----- Source data
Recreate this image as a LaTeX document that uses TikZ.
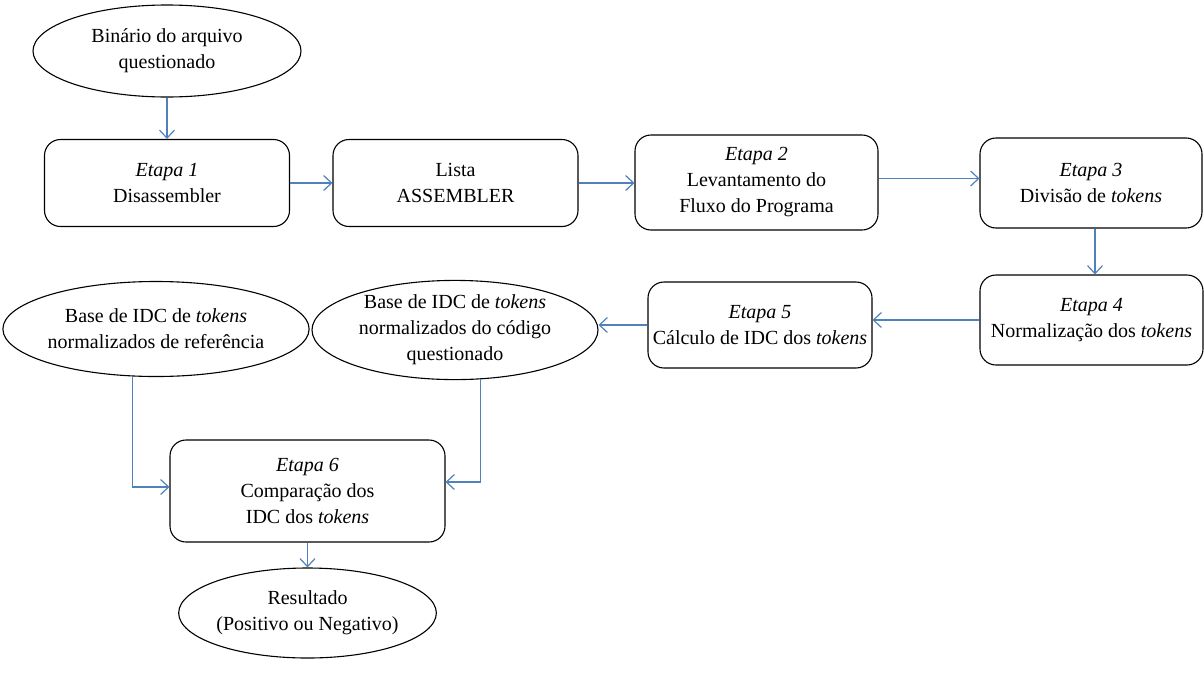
\documentclass[tikz,border=0pt]{standalone}
\usepackage{fontspec}
\setmainfont{Liberation Serif}
\usetikzlibrary{arrows.meta,shapes.geometric}
\definecolor{flowblue}{RGB}{79,129,189}
\begin{document}
\begin{tikzpicture}[x=1pt,y=-1pt,
  every node/.style={font=\fontsize{20}{26}\selectfont, align=center, inner sep=0pt},
  stepbox/.style={draw=black, line width=1.1pt, rectangle, rounded corners=16pt},
  oval/.style={draw=black, line width=1.1pt, ellipse},
  flow/.style={draw=flowblue, line width=1.2pt, -{Straight Barb[length=8pt,width=15pt,line width=1.2pt]}}
]
\useasboundingbox (0,0) rectangle (1204,675);

% top row
\node[oval, minimum width=268, minimum height=92] (bin) at (167,51)
  {Binário do arquivo\\questionado};
\node[stepbox, minimum width=245, minimum height=87] (e1) at (167,183)
  {\textit{Etapa 1}\\Disassembler};
\node[stepbox, minimum width=245, minimum height=87] (lista) at (455.5,183)
  {Lista\\ASSEMBLER};
\node[stepbox, minimum width=243, minimum height=95] (e2) at (756.5,182.5)
  {\textit{Etapa 2}\\Levantamento do\\Fluxo do Programa};
\node[stepbox, minimum width=222, minimum height=90] (e3) at (1091,183)
  {\textit{Etapa 3}\\Divisão de \textit{tokens}};

% middle row
\node[stepbox, minimum width=223, minimum height=90] (e4) at (1091.5,320)
  {\textit{Etapa 4}\\Normalização dos \textit{tokens}};
\node[stepbox, minimum width=224, minimum height=86] (e5) at (760,325)
  {\textit{Etapa 5}\\Cálculo de IDC dos \textit{tokens}};
\node[oval, minimum width=286, minimum height=98] (quest) at (455,330)
  {Base de IDC de \textit{tokens}\\normalizados do código\\questionado};
\node[oval, minimum width=290, minimum height=95] (ref) at (156,329)
  {Base de IDC de \textit{tokens}\\normalizados de referência};

% bottom
\node[stepbox, minimum width=275, minimum height=102] (e6) at (307.5,491)
  {\textit{Etapa 6}\\Comparação dos\\IDC dos \textit{tokens}};
\node[oval, minimum width=252, minimum height=90] (res) at (307.5,613)
  {Resultado\\(Positivo ou Negativo)};

% connectors
\draw[flow] (bin.south) -- (bin.south |- e1.north);
\draw[flow] (e1.east) -- (lista.west);
\draw[flow] (lista.east) -- (lista.east -| e2.west);
\draw[flow] ([yshift=4pt]e2.east) -- ([yshift=4pt]e2.east -| e3.west);
\draw[flow] ([xshift=4pt]e3.south) -- ([xshift=4pt]e3.south |- e4.north);
\draw[flow] (e4.west) -- (e4.west -| e5.east);
\draw[flow] (e5.west) -- (e5.west -| quest.east);
\draw[flow] (ref.-116) |- ([yshift=4pt]e6.west);
\draw[flow] (quest.-63) |- ([yshift=9pt]e6.east);
\draw[flow] (e6.south) -- (res.north);
\end{tikzpicture}
\end{document}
----------
# Written exercise
Give every line above again exactly, with no pictures.

# Task response
Recreate this image as a LaTeX document that uses TikZ.
\documentclass[tikz,border=0pt]{standalone}
\usepackage{fontspec}
\setmainfont{Liberation Serif}
\usetikzlibrary{arrows.meta,shapes.geometric}
\definecolor{flowblue}{RGB}{79,129,189}
\begin{document}
\begin{tikzpicture}[x=1pt,y=-1pt,
  every node/.style={font=\fontsize{20}{26}\selectfont, align=center, inner sep=0pt},
  stepbox/.style={draw=black, line width=1.1pt, rectangle, rounded corners=16pt},
  oval/.style={draw=black, line width=1.1pt, ellipse},
  flow/.style={draw=flowblue, line width=1.2pt, -{Straight Barb[length=8pt,width=15pt,line width=1.2pt]}}
]
\useasboundingbox (0,0) rectangle (1204,675);

% top row
\node[oval, minimum width=268, minimum height=92] (bin) at (167,51)
  {Binário do arquivo\\questionado};
\node[stepbox, minimum width=245, minimum height=87] (e1) at (167,183)
  {\textit{Etapa 1}\\Disassembler};
\node[stepbox, minimum width=245, minimum height=87] (lista) at (455.5,183)
  {Lista\\ASSEMBLER};
\node[stepbox, minimum width=243, minimum height=95] (e2) at (756.5,182.5)
  {\textit{Etapa 2}\\Levantamento do\\Fluxo do Programa};
\node[stepbox, minimum width=222, minimum height=90] (e3) at (1091,183)
  {\textit{Etapa 3}\\Divisão de \textit{tokens}};

% middle row
\node[stepbox, minimum width=223, minimum height=90] (e4) at (1091.5,320)
  {\textit{Etapa 4}\\Normalização dos \textit{tokens}};
\node[stepbox, minimum width=224, minimum height=86] (e5) at (760,325)
  {\textit{Etapa 5}\\Cálculo de IDC dos \textit{tokens}};
\node[oval, minimum width=286, minimum height=98] (quest) at (455,330)
  {Base de IDC de \textit{tokens}\\normalizados do código\\questionado};
\node[oval, minimum width=290, minimum height=95] (ref) at (156,329)
  {Base de IDC de \textit{tokens}\\normalizados de referência};

% bottom
\node[stepbox, minimum width=275, minimum height=102] (e6) at (307.5,491)
  {\textit{Etapa 6}\\Comparação dos\\IDC dos \textit{tokens}};
\node[oval, minimum width=252, minimum height=90] (res) at (307.5,613)
  {Resultado\\(Positivo ou Negativo)};

% connectors
\draw[flow] (bin.south) -- (bin.south |- e1.north);
\draw[flow] (e1.east) -- (lista.west);
\draw[flow] (lista.east) -- (lista.east -| e2.west);
\draw[flow] ([yshift=4pt]e2.east) -- ([yshift=4pt]e2.east -| e3.west);
\draw[flow] ([xshift=4pt]e3.south) -- ([xshift=4pt]e3.south |- e4.north);
\draw[flow] (e4.west) -- (e4.west -| e5.east);
\draw[flow] (e5.west) -- (e5.west -| quest.east);
\draw[flow] (ref.-116) |- ([yshift=4pt]e6.west);
\draw[flow] (quest.-63) |- ([yshift=9pt]e6.east);
\draw[flow] (e6.south) -- (res.north);
\end{tikzpicture}
\end{document}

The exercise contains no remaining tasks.